Today Apple announced a game changing deal with EMI. EMI is now making it’s entire catalogue for sale in high quality (256 kbps) MP3 (AAC on iTunes) download with no DRM. Whilst most had guessed a DRM announcement was due few, myself included, expected it to be the entire catalogue. Consumers will be able to chose between the standard price and quality DRM single or pay 30 cents / 20 pence for the high quality DRM free version.

It has been well documented that EMI was in relatively advanced stages of negotiation with a number of retail partners to sell content with DRM but that the partners baulked at the scale of the advances demanded by EMI. Clearly Apple and EMI have identified some common ground. Why were they so keen to do so?

• For EMI this raises the stakes for the other digital retailers: if they don’t come to the table they’ll be stuck with an inferior product mix compared to Apple.
• For Apple this strikes a quite definite pose with regards to DRM. A number of European consumer group deadlines are drawing ever nearer and this deal sends a clear message that Apple are at the forefront of DRM free digital distribution. This enables Apple to build upon Steve Jobs’ open letter and further turn the tables, positioning Apple as the champions of DRM free distribution and the major record labels (EMI now excepted of course) as the villains of the piece.

This deal is a major step towards the majors revising their DRM obsessed digital music strategies. As Jupiter’s recent report on the topic shows, there is significant will throughout the industry. Of course independent labels have been doing this for some time with partners such as eMusic and Wippit.
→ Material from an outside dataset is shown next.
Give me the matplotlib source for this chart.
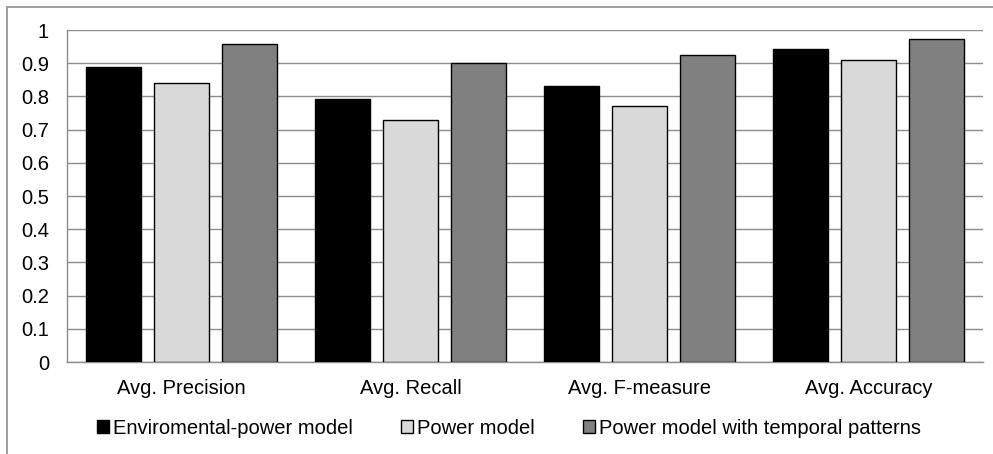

This should have been phase one of a progressive strategy that will ultimately result in consumers being able to do the same with their digital music purchases as their CDs. EMI have forced the other majors hands by making their entire catalogue available.

Everyone copies to some degree or another and the labels are smart enough (on the whole) to realise that ‘fair use’ copying is at the core of music consumption. By moving away from DRM record labels are changing the basic ethos, from the ‘we don’t trust you and we’re going to restrict what you can do’ of digital to the ‘we trust you and accept you may well do a few things we’d rather you didn’t’ of the CD.